▶ **What you need to do**: Retype exactly what appears below from the line containing "Reproduce this chart with Plotly." down to the line containing "sq_b_zry = [7.74, 7.30, 6.66, 8.23, 8.91, 6.46, 5.98]", keeping both end lines. Do not include pictures.

▶ **Record excerpts**:
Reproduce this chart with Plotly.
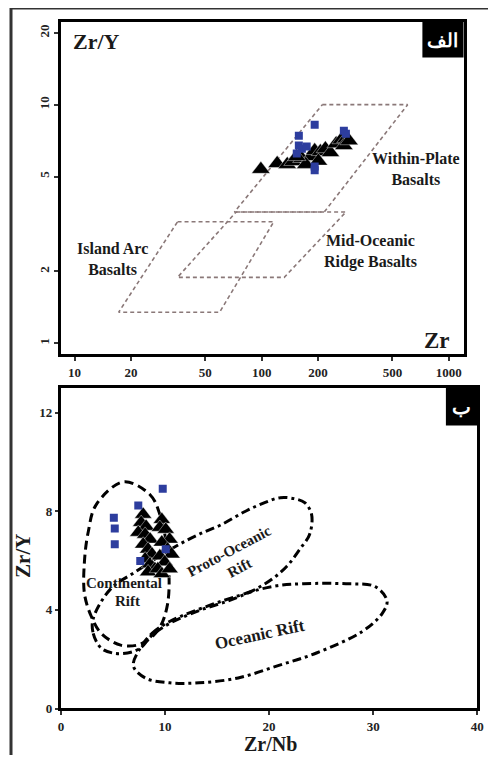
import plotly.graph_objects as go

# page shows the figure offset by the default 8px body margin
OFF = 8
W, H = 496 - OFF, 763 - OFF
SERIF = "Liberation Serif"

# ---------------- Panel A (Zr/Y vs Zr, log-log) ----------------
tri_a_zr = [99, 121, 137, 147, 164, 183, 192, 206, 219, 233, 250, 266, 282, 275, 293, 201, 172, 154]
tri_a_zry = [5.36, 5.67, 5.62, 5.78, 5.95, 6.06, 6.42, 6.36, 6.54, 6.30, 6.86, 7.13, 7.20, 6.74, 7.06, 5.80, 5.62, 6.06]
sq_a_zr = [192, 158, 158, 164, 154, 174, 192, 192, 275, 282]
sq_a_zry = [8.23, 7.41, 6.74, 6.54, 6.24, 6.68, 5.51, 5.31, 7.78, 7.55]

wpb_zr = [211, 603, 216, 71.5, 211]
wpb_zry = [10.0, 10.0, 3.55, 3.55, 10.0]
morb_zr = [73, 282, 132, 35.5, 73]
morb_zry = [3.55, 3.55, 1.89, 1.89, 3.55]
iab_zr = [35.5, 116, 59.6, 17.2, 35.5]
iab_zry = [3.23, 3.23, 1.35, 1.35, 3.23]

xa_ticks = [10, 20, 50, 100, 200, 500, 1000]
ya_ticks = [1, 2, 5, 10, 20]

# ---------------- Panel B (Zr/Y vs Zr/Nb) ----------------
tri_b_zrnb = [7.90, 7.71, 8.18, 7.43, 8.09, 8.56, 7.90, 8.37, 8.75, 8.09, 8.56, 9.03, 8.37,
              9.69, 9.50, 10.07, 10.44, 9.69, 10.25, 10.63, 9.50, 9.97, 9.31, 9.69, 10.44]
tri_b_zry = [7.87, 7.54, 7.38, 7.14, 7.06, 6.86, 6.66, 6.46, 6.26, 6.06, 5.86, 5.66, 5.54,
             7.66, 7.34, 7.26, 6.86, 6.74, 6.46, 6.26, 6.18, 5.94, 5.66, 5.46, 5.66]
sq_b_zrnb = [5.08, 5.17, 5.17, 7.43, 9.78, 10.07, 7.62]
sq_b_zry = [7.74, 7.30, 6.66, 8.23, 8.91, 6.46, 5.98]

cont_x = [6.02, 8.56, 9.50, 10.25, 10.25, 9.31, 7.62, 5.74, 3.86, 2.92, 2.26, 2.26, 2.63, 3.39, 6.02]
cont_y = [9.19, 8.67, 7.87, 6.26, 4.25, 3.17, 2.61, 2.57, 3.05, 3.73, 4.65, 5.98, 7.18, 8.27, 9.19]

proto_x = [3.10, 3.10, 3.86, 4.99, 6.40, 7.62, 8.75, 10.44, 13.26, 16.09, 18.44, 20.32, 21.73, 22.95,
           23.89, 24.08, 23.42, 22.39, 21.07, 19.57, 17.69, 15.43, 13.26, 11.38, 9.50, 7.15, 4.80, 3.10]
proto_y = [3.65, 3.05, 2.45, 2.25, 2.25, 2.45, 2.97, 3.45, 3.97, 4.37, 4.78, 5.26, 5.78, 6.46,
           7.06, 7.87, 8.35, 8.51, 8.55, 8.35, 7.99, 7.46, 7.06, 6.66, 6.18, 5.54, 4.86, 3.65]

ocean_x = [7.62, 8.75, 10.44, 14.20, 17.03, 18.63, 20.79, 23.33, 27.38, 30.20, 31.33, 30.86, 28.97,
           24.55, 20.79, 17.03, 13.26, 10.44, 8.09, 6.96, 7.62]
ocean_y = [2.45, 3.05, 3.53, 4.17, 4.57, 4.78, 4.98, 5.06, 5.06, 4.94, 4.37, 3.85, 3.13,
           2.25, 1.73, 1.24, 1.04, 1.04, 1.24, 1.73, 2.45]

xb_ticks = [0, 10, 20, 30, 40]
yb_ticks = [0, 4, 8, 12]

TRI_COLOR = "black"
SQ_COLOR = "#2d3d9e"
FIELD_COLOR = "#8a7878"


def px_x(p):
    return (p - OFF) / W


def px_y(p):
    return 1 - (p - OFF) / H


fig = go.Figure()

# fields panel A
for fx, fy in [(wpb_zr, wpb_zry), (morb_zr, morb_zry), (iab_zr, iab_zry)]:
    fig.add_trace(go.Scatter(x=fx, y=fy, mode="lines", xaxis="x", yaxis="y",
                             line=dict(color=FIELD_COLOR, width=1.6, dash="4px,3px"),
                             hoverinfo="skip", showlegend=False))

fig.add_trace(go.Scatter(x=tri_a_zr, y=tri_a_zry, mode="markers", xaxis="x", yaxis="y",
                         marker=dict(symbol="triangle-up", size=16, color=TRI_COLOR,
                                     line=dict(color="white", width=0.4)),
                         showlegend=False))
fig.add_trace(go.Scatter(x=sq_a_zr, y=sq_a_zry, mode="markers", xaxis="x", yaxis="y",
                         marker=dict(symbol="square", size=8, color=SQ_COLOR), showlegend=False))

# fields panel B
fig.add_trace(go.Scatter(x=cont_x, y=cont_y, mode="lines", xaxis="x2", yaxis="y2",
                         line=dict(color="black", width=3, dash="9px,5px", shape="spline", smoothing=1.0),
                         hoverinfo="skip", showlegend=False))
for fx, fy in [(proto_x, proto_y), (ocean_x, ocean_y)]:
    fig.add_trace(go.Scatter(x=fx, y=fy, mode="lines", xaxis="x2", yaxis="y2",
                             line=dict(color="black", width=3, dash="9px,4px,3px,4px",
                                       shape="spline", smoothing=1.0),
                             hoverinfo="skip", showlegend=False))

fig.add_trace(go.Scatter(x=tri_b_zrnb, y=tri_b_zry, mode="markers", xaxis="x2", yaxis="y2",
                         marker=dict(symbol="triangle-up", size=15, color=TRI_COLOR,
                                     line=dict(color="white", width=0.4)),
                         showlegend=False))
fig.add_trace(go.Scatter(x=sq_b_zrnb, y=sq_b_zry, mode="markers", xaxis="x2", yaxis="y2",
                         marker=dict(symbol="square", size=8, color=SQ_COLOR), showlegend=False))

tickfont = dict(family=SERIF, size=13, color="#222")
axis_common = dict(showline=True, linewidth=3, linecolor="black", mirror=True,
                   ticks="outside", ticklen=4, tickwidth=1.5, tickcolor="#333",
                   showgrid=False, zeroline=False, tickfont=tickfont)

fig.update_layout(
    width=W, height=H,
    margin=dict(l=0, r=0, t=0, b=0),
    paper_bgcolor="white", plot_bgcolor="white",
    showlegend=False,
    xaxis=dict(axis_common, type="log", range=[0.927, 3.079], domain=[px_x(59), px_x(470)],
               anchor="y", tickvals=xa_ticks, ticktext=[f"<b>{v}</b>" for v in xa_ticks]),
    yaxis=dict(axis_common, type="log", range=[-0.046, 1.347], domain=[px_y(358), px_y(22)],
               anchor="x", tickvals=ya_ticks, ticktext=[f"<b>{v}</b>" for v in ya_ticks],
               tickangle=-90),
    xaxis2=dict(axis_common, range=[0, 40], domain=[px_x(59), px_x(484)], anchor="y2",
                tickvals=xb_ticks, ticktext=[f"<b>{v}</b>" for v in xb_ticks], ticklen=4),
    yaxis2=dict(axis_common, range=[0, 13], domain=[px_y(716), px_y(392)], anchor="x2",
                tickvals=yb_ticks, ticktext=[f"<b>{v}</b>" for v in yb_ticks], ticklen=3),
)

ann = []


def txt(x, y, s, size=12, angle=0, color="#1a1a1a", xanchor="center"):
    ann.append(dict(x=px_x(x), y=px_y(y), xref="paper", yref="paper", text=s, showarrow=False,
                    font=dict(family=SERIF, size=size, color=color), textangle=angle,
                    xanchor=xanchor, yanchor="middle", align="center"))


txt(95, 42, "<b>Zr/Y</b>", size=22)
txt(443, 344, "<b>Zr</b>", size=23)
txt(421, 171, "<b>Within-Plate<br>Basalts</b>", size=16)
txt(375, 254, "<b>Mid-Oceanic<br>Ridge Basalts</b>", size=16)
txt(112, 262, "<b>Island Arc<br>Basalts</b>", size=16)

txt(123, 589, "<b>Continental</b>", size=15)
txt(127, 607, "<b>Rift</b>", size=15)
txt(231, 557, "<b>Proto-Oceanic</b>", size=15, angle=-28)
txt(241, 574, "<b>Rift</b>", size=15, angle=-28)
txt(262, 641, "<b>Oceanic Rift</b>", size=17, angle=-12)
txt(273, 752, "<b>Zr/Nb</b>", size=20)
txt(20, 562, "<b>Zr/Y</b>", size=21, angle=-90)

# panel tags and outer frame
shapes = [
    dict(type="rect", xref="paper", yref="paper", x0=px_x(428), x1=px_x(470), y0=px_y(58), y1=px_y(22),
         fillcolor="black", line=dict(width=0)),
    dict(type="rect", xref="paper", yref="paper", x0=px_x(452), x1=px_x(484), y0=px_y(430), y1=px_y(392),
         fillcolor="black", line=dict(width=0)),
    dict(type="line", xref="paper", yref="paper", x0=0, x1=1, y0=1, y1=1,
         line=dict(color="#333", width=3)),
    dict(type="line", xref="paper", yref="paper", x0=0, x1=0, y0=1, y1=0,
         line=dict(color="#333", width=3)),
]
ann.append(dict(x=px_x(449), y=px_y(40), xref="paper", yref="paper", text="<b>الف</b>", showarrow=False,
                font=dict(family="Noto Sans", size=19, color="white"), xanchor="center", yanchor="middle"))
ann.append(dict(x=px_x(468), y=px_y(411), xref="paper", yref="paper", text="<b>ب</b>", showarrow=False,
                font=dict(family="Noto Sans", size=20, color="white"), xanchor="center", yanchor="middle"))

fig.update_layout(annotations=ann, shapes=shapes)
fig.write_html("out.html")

---

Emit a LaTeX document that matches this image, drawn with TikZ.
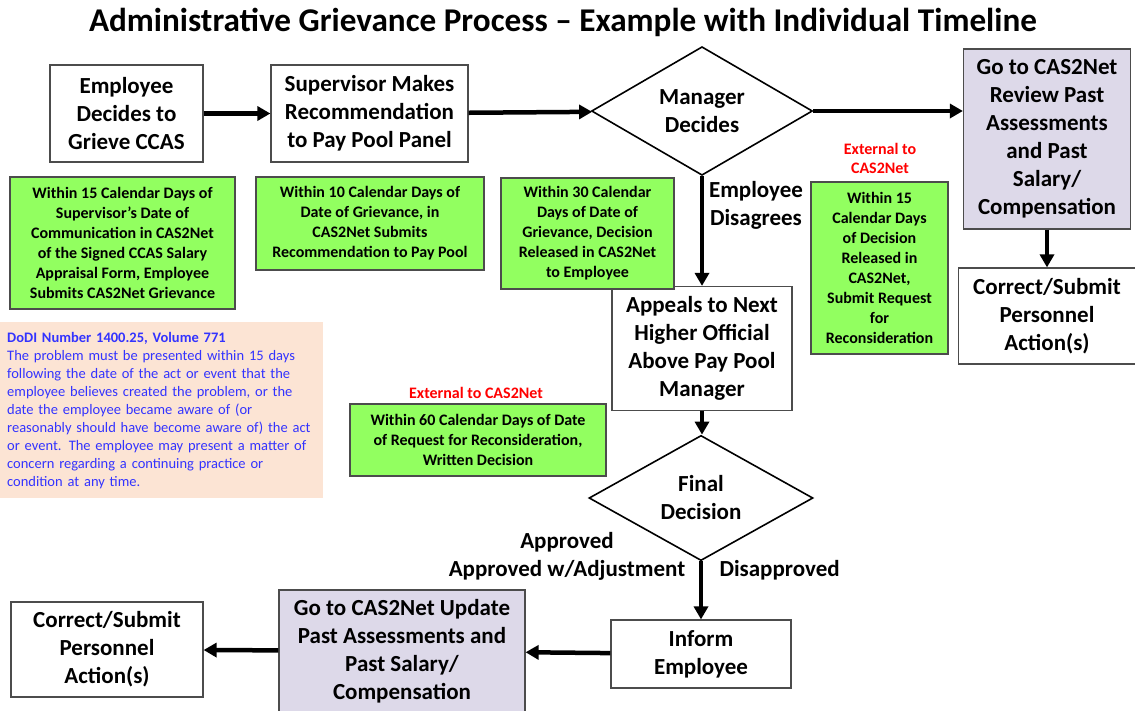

* * *

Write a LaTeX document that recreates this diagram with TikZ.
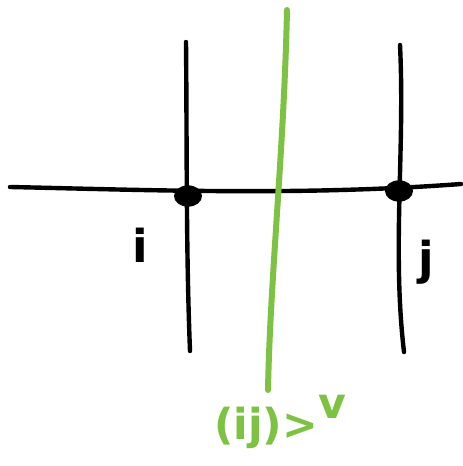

▶ **Answer to the exercise**:
Reproduce this chart with Plotly.
import plotly.graph_objects as go

# page shows the figure offset by the default 8px body margin
OFF = 8
W, H = 496 - OFF, 763 - OFF
SERIF = "Liberation Serif"

# ---------------- Panel A (Zr/Y vs Zr, log-log) ----------------
tri_a_zr = [99, 121, 137, 147, 164, 183, 192, 206, 219, 233, 250, 266, 282, 275, 293, 201, 172, 154]
tri_a_zry = [5.36, 5.67, 5.62, 5.78, 5.95, 6.06, 6.42, 6.36, 6.54, 6.30, 6.86, 7.13, 7.20, 6.74, 7.06, 5.80, 5.62, 6.06]
sq_a_zr = [192, 158, 158, 164, 154, 174, 192, 192, 275, 282]
sq_a_zry = [8.23, 7.41, 6.74, 6.54, 6.24, 6.68, 5.51, 5.31, 7.78, 7.55]

wpb_zr = [211, 603, 216, 71.5, 211]
wpb_zry = [10.0, 10.0, 3.55, 3.55, 10.0]
morb_zr = [73, 282, 132, 35.5, 73]
morb_zry = [3.55, 3.55, 1.89, 1.89, 3.55]
iab_zr = [35.5, 116, 59.6, 17.2, 35.5]
iab_zry = [3.23, 3.23, 1.35, 1.35, 3.23]

xa_ticks = [10, 20, 50, 100, 200, 500, 1000]
ya_ticks = [1, 2, 5, 10, 20]

# ---------------- Panel B (Zr/Y vs Zr/Nb) ----------------
tri_b_zrnb = [7.90, 7.71, 8.18, 7.43, 8.09, 8.56, 7.90, 8.37, 8.75, 8.09, 8.56, 9.03, 8.37,
              9.69, 9.50, 10.07, 10.44, 9.69, 10.25, 10.63, 9.50, 9.97, 9.31, 9.69, 10.44]
tri_b_zry = [7.87, 7.54, 7.38, 7.14, 7.06, 6.86, 6.66, 6.46, 6.26, 6.06, 5.86, 5.66, 5.54,
             7.66, 7.34, 7.26, 6.86, 6.74, 6.46, 6.26, 6.18, 5.94, 5.66, 5.46, 5.66]
sq_b_zrnb = [5.08, 5.17, 5.17, 7.43, 9.78, 10.07, 7.62]
sq_b_zry = [7.74, 7.30, 6.66, 8.23, 8.91, 6.46, 5.98]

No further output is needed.